Sleeping with Money: I want that silver spoon!
So many lessons we’ve learned, positive and negative, in Sleeping With Money. My story today is about a person I dated while attending Divinity School (yes, that’s school for studying religion) at Harvard in the ’90s.
What a motley crew at Harvard Div: the two largest groups were the true-believer Catholics, and then the anti-Catholics (including many women) who were angry at the church they grew up in, and were educating themselves to fight. We also had Protestants of all denominations, from very liberal UCC (“Unitarians Considering Christ”) to Southern Baptist hellfire and brimstone. We also had a good number of Jews, Hindus, a few Muslims, a good number of atheists, and me, a crypto-Buddhist.
What I honestly didn’t know before I arrived was how very gay most seminaries and divinity schools are! I swear, by my reckoning, about 40% of the student population was not straight. We even had a running joke that the smallest ‘club’ on campus, the Straight White Men, all three of them, could meet in the janitor’s broom closet. The gay folks basically ran the place, dominated discussions, and they dated. And how!
This was the first time in my life I felt truly comfortable being gay, and so I came out of the closet in a big way, during my first month of school. What a liberating experience! I was able to have a boyfriend! And talk about him! In public! And rather than looks of horror or embarrassment, my co-students (gay and straight) replied with questions like “Well, what’s he like?” and “How did you meet?” and “Would you guys like to come to our house for dinner and popcorn later?” What a positive environment for being gay.
Well, during the autumn of my second year at Divinity School I became close to a handsome young man who had caught my eye the year before, but he wasn’t single at the time. Now, at the start of our second year, his long-distance relationship of three years was unraveling, and I have to admit I kind of swooped in. It wasn’t long before we were an item. One of my favorite memories of our relationship is how he had his college friends visiting around Christmas time, all of them from a singing troupe at their old school, and he had them stand around me in a semi-circle while they serenaded me with jazzy Christmas carols.
But one of the most attractive things for me about this guy was that he had money. He came from money. I eventually learned that his family’s trust fund generated over $30,000 a year income for each individual family member. That’s on top of any help his parents chose to give him, for example, paying the high tuition at Harvard; amazing vacations in tropical places during cold months; snazzy cars.
I grew up blue collar (at best) and I was quite taken with the idea that a wealthy family like his might take me in and provide for me the rest of my life. Honestly, this wasn’t the reason that I was in a relationship with him, because I had no inkling of his money when we first began dating. But what an attractive notion. Financial security for the rest of my life, whether I worked or not. No student loans, no borrowing to buy a house. So this is what wealth feels like!

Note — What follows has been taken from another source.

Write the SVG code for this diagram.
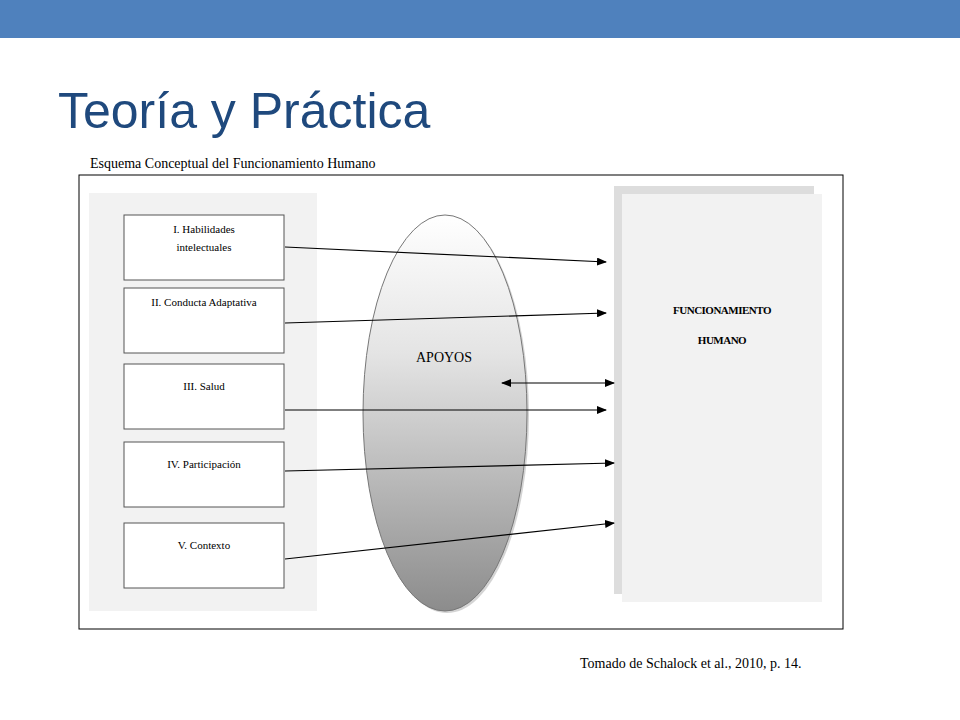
<svg xmlns="http://www.w3.org/2000/svg" width="960" height="720" viewBox="0 0 960 720">
<style>
.t{font-family:"Liberation Serif",serif;fill:#000}
.box{fill:#fff;stroke:#555;stroke-width:1}
.c{stroke:#000;stroke-width:1.2;fill:none;marker-end:url(#ah)}
</style>
<defs>
<marker id="ah" markerWidth="10" markerHeight="8" refX="9" refY="4" orient="auto" markerUnits="userSpaceOnUse"><path d="M0,0 L10,4 L0,8 z" fill="#000"/></marker>
<marker id="as" markerWidth="10" markerHeight="8" refX="1" refY="4" orient="auto" markerUnits="userSpaceOnUse"><path d="M10,0 L0,4 L10,8 z" fill="#000"/></marker>
<linearGradient id="g" x1="0" y1="0" x2="0" y2="1"><stop offset="0" stop-color="#fff"/><stop offset="0.35" stop-color="#e4e4e4"/><stop offset="1" stop-color="#8c8c8c"/></linearGradient>
</defs>
<rect width="960" height="720" fill="#fff"/>
<rect x="0" y="0" width="960" height="38" fill="#4f81bd"/>
<text x="58" y="128" font-family="'Liberation Sans',Arial,sans-serif" font-size="50" fill="#1f497d">Teoría y Práctica</text>
<text class="t" x="90" y="168" font-size="14">Esquema Conceptual del Funcionamiento Humano</text>
<rect x="79" y="175" width="764" height="454" fill="#fff" stroke="#000"/>
<rect x="89" y="193" width="228" height="418" fill="#f2f2f2"/>
<g id="apoyos"><ellipse cx="447" cy="415" rx="82" ry="198" fill="#aaa" opacity="0.5"/><ellipse cx="445" cy="413" rx="82" ry="198" fill="url(#g)" stroke="#777"/><text class="t" x="444" y="362" font-size="14" text-anchor="middle">APOYOS</text></g>
<g id="funcionamiento"><rect x="614" y="186" width="200" height="408" fill="#ddd"/><rect x="622" y="194" width="200" height="408" fill="#f2f2f2"/><text class="t" x="722" y="314" font-size="11" font-weight="bold" text-anchor="middle" letter-spacing="-0.5">FUNCIONAMIENTO</text><text class="t" x="722" y="344" font-size="11" font-weight="bold" text-anchor="middle" letter-spacing="-0.5">HUMANO</text></g>
<g id="n1"><rect class="box" x="124" y="215" width="160" height="65"/><text class="t" x="204" y="233" font-size="11" text-anchor="middle">I. Habilidades</text><text class="t" x="204" y="251" font-size="11" text-anchor="middle">intelectuales</text></g>
<g id="n2"><rect class="box" x="124" y="288" width="160" height="65"/><text class="t" x="204" y="306" font-size="11" text-anchor="middle">II. Conducta Adaptativa</text></g>
<g id="n3"><rect class="box" x="124" y="364" width="160" height="65"/><text class="t" x="204" y="390" font-size="11" text-anchor="middle">III. Salud</text></g>
<g id="n4"><rect class="box" x="124" y="442" width="160" height="65"/><text class="t" x="204" y="468" font-size="11" text-anchor="middle">IV. Participación</text></g>
<g id="n5"><rect class="box" x="124" y="523" width="160" height="65"/><text class="t" x="204" y="549" font-size="11" text-anchor="middle">V. Contexto</text></g>
<g id="connectors">
<path class="c" d="M285,247 L606,262"/>
<path class="c" d="M285,323 L606,313"/>
<path class="c" d="M502,383 L614,383" marker-start="url(#as)"/>
<path class="c" d="M285,410 L606,410"/>
<path class="c" d="M285,471 L614,463"/>
<path class="c" d="M285,559 L614,523"/>
</g>
<text class="t" x="580" y="668" font-size="14">Tomado de Schalock et al., 2010, p. 14.</text>
</svg>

At the same time, I noticed that this fellow had developed behaviors around this wealth, and it was a real lesson to me about how significant wealth can set people apart. He was secretive about it, and rarely wanted to discuss his or his family’s situation. Money was taboo.
When we went out to dinner, there was no question that we were splitting the bill right down the middle, because he never offered to pick it up (despite the fact that he knew I was heavily indebted and struggling to get by). When he went on vacation with his family, he was elusive about where they were going and what they were doing. I wasn’t invited, and fair enough because we really only dated three or four months.
But the lesson I learned is that, for many people, having wealth means living in a bubble. There is the wealthy world, and then everything else around it. Secrecy surrounds wealth, I think, because if you communicate your status, you are opening yourself to a host of requests, and more importantly, feelings of guilt for not answering them. If people don’t know you have a big chunk of change, they can’t ask you for help, and so you don’t have the quandary of (a) helping out, and losing some of your wealth or (b) declining to help, and feeling guilty.
It wasn’t long before we broke up. I couldn’t say exactly why. But within a few weeks, he had hooked up with another Harvard student who was a trust fund baby, and I hear tell that even now, more than 10 years later, they are still together. And maybe that’s something else I’ve learned: you can love whomever you want. But money always loves more money!